Maybe we feel like little more than a typewritten name on a divine form letter.
Yet in a mostly business world, we have an amazingly personal God.
He calls us by name and knows our innermost thoughts, saw us in our mother’s wombs and designed a plan for us from the beginning.
He was not a Savior from afar, but God who walked among us, suffered among us, and knows what it is like to live out life in this world.
This was His reminder to the nation of Israel as they stood on the edges of the Promised Land, a people wandering long and whose last memory of a “home” was a land of slavery.
God said:
So be strong and courageous! Do not be afraid and do not panic before them. For the Lord your God will personally go ahead of you. He will neither fail you nor abandon you….Do not be afraid or discouraged, for the Lord will personally go ahead of you. He will be with you; he will neither fail you nor abandon you” (Deut. 31:6, 8).
He didn’t set them on a path and then abandon them to the journey. God was personally with them, personally going before them, personally concerned about them.
And for Joshua, the newly appointed leader of this wayward and difficult people, God’s message was specific and consistent.
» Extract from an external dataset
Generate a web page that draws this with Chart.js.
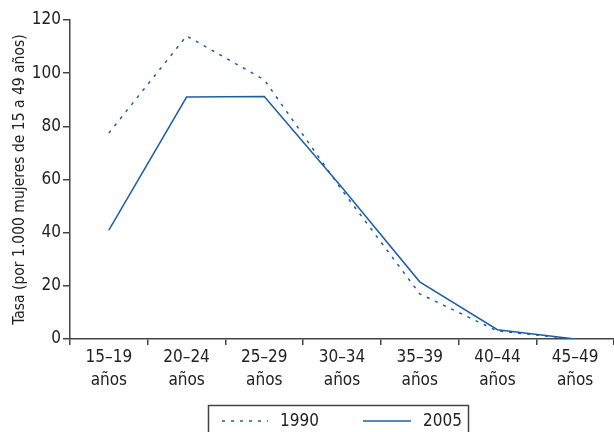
<!DOCTYPE html>
<html>
<head>
<meta charset="utf-8">
<script src="https://cdn.jsdelivr.net/npm/chart.js@4"></script>
<style>
  html, body { margin: 0; padding: 0; background: #fff; }
  #wrap { width: 614px; height: 432px; }
</style>
</head>
<body>
<div id="wrap"><canvas id="tasaChart" width="614" height="432"></canvas></div>
<script>
const categories = [['15–19', 'años'], ['20–24', 'años'], ['25–29', 'años'], ['30–34', 'años'],
                    ['35–39', 'años'], ['40–44', 'años'], ['45–49', 'años']];
const tasa1990 = [77.5, 114, 97.5, 56, 17, 3, 0];
const tasa2005 = [41, 91, 91.2, 57, 21.5, 3.5, 0];
const yTicks = [0, 20, 40, 60, 80, 100, 120];

const FONT = "'DejaVu Sans Condensed', 'Liberation Sans Narrow', sans-serif";
const blue = '#1d5ea8';

// legend drawn in a box under the axis, like the original
const boxLegend = {
    id: 'boxLegend',
    afterDraw(chart) {
        const c = chart.ctx;
        c.save();
        c.strokeStyle = '#444';
        c.lineWidth = 1.5;
        c.strokeRect(208.5, 405.5, 260, 40);
        const items = [
            { ds: chart.data.datasets[0], x0: 222, x1: 268, tx: 280 },
            { ds: chart.data.datasets[1], x0: 363, x1: 411, tx: 423 }
        ];
        items.forEach(it => {
            c.strokeStyle = it.ds.borderColor;
            c.lineWidth = it.ds.borderWidth;
            c.setLineDash(it.ds.borderDash || []);
            c.beginPath();
            c.moveTo(it.x0, 421);
            c.lineTo(it.x1, 421);
            c.stroke();
            c.setLineDash([]);
            c.fillStyle = '#222';
            c.font = '17px ' + FONT;
            c.textBaseline = 'middle';
            c.fillText(it.ds.label, it.tx, 422);
        });
        c.restore();
    }
};

const ctx = document.getElementById('tasaChart').getContext('2d');
new Chart(ctx, {
    type: 'line',
    data: {
        labels: categories,
        datasets: [{
            label: '1990',
            data: tasa1990,
            borderColor: blue,
            borderWidth: 1.5,
            borderDash: [3, 6],
            pointRadius: 0,
            tension: 0
        }, {
            label: '2005',
            data: tasa2005,
            borderColor: blue,
            borderWidth: 1.5,
            pointRadius: 0,
            tension: 0
        }]
    },
    options: {
        responsive: false,
        animation: false,
        layout: { padding: { top: 20, right: 0, bottom: 0, left: 0 } },
        plugins: {
            legend: { display: false },
            tooltip: { enabled: false }
        },
        scales: {
            x: {
                offset: true,
                grid: { offset: true, drawOnChartArea: false, color: '#444', lineWidth: 1.5, tickLength: 6 },
                border: { color: '#444', width: 1.5 },
                ticks: { color: '#222', font: { family: FONT, size: 17, lineHeight: 1.35 }, padding: 1, maxRotation: 0, autoSkip: false },
                afterFit(scale) { scale.height = 93; }
            },
            y: {
                min: 0,
                max: 120,
                afterBuildTicks(scale) { scale.ticks = yTicks.map(v => ({ value: v })); },
                grid: { drawOnChartArea: false, color: '#444', lineWidth: 1.5, tickLength: 7 },
                border: { color: '#444', width: 1.5 },
                ticks: { color: '#222', font: { family: FONT, size: 17 }, padding: 2 },
                title: {
                    display: true,
                    text: 'Tasa (por 1.000 mujeres de 15 a 49 años)',
                    color: '#222',
                    font: { family: FONT, size: 15.5 },
                    padding: { top: 11, bottom: 0 }
                },
                afterFit(scale) { scale.width = 70; }
            }
        }
    },
    plugins: [boxLegend]
});
</script>
</body>
</html>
It began with God’s instruction to Moses on how to hand over of the staff to his protege, not with lectures and correction, but with encouragement:
Instead, your assistant, Joshua son of Nun, will lead the people into the land. Encourage him, for he will lead Israel as they take possession of it (Deut. 1:38). Instead, commission Joshua and encourage and strengthen him, for he will lead the people across the Jordan. He will give them all the land you now see before you as their possession (Deut. 3:28).
God repeats the message again and again, relentlessly, not just through Moses, but with His very own words—“be strong and courageous…Do not be afraid or discouraged, for the Lord your God is with you wherever you go” (Joshua 1:9).
God didn’t have to say that. He could have issued commands from afar, distant and cold.
But God knew Joshua personally. He knew exactly how it felt to step into Moses’s gigantic sandals. He knew just how high those walls of Jericho were and how much courage it would take to command the people.
God knew the one message that Joshua personally needed to hear, not once, but repeatedly: Do not be afraid.
This is the blessing for us, incredible as it is, as hard as it is at times to feel with our emotions:
God knows us personally, too. He knows exactly what obstacles we’ll encounter and the precise insecurities and fears that will beat down our faith. He knows the days we walk weary and the nights we flop into bed discouraged. He knows the immensity of the need and how insufficient our provisions appear.
And He “will personally go ahead for you. He will neither fail nor abandon you….” so do not be afraid.
That’s not a business slogan. That’s a personal guarantee.
Amazing blog. Amen! Thank our Lord Jesus for always being there with us. When God is for us Who can be against us.
It’s definitely reason to give praise–He is always there with us. I’m so thankful!